Section III addresses conflicts between team contracts and athlete contracts. Section (c) is a notice requirement to institutions they must inform the athlete of the perceived conflict. Section (b) places the same disclosure requirement on the athlete.
The key phrase in this section is found in paragraph (a) – “official team activities”. This precludes a Reebok-sponsored athlete from wearing Reebok apparel during official team activities if they play for a Nike-sponsored school. Games, practice, and in-season team weightlifting are certainly official team activities, but HB 1505 lacks a definition of this key term. It also does not address NIL rights of display during off-season activities.
Paragraph (a) also only precludes apparel contracts that create conflict between athlete and institutional contracts. Thus, food and beverage contracts would have no preclusion during official team activities or non-official team activities…wherever that line may lie.
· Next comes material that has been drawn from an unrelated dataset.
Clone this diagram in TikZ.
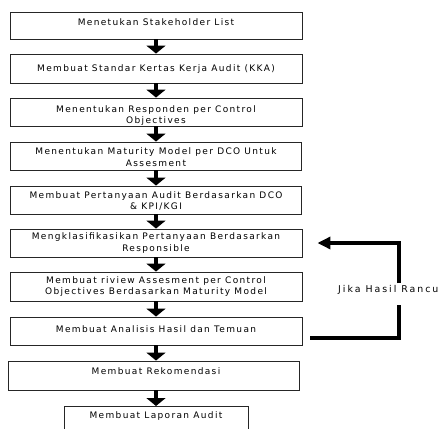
\documentclass[tikz,border=0pt]{standalone}
\usepackage{fontspec}
\setmainfont{DejaVu Sans}[LetterSpace=15]
\usetikzlibrary{arrows.meta}
\begin{document}
\begin{tikzpicture}[x=1pt,y=-1pt,
  box/.style={draw=black!85,line width=0.9pt,inner sep=0pt},
  txt/.style={inner sep=0pt,align=center,font=\fontsize{9}{11.5}\selectfont},
  down/.style={line width=4pt,-{Triangle[width=19pt,length=8pt]}},
  fb/.style={line width=4.5pt}]
\useasboundingbox (0,0) rectangle (438,428);
\clip (0,0) rectangle (438,428);
\node[box,minimum width=292,minimum height=27] (b1) at (156,25.5) {};
\node[box,minimum width=292,minimum height=29] (b2) at (156,68.5) {};
\node[box,minimum width=292,minimum height=28] (b3) at (156,112) {};
\node[box,minimum width=291,minimum height=28] (b4) at (155.5,156) {};
\node[box,minimum width=291,minimum height=28] (b5) at (155.5,200) {};
\node[box,minimum width=292,minimum height=28] (b6) at (156,243) {};
\node[box,minimum width=292,minimum height=29] (b7) at (156,286.5) {};
\node[box,minimum width=292,minimum height=28] (b8) at (156,331) {};
\node[box,minimum width=291,minimum height=29] (b9) at (153.5,375.5) {};
\node[box,minimum width=184,minimum height=28,anchor=north] (b10) at (156,406) {};
\node[txt] (t1) at (156,22) {Menetukan Stakeholder List};
\node[txt] (t2) at (156,69) {Membuat Standar Kertas Kerja Audit (KKA)};
\node[txt] (t3) at (156,115.5) {Menentukan Responden per Control\\Objectives};
\node[txt] (t4) at (156,157) {Menentukan Maturity Model per DCO Untuk\\Assesment};
\node[txt] (t5) at (156,201) {Membuat Pertanyaan Audit Berdasarkan DCO\\\& KPI/KGI};
\node[txt] (t6) at (156,243) {Mengklasifikasikan Pertanyaan Berdasarkan\\Responsible};
\node[txt] (t7) at (156,286.5) {Membuat riview Assesment per Control\\Objectives Berdasarkan Maturity Model};
\node[txt] (t8) at (156,329) {Membuat Analisis Hasil dan Temuan};
\node[txt] (t9) at (156,371) {Membuat Rekomendasi};
\node[txt] (t10) at (156,416) {Membuat Laporan Audit};
\foreach \a/\b in {b1/b2,b2/b3,b3/b4,b4/b5,b5/b6,b6/b7,b7/b8,b8/b9,b9/b10}
  \draw[down] (\a.south -| b1.south) -- (\b.north -| b1.north);
\node[txt,anchor=west,font=\fontsize{9.4}{11}\selectfont\addfontfeature{LetterSpace=21}] (j) at (338,290) {Jika Hasil Rancu};
\coordinate (c1) at (310,338);
\coordinate (c2) at (399,305);
\coordinate (c3) at (399,283);
\draw[fb] (c1) -| (c2);
\draw[fb,-{Triangle[width=12pt,length=13pt]},shorten >=15pt] (c3) |- (b6.east);
\end{tikzpicture}
\end{document}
This section prevents institutions from entering contracts preventing athletes’ full exercise of NIL rights when not engaged in official team activities. The NCAA bylaws use the term “athletically related activities” to limit practice time by week and set regulations – not “official team activities.”
It is important to note that contrary to many NIL bills, nowhere does HB 1505 preclude prospective college athletes from profiting from their NIL. This is surprising because the NCAA and opponents to NIL rights cite unfair competitive balance and corruption as cornerstones of their argument. It would be wise to include this language.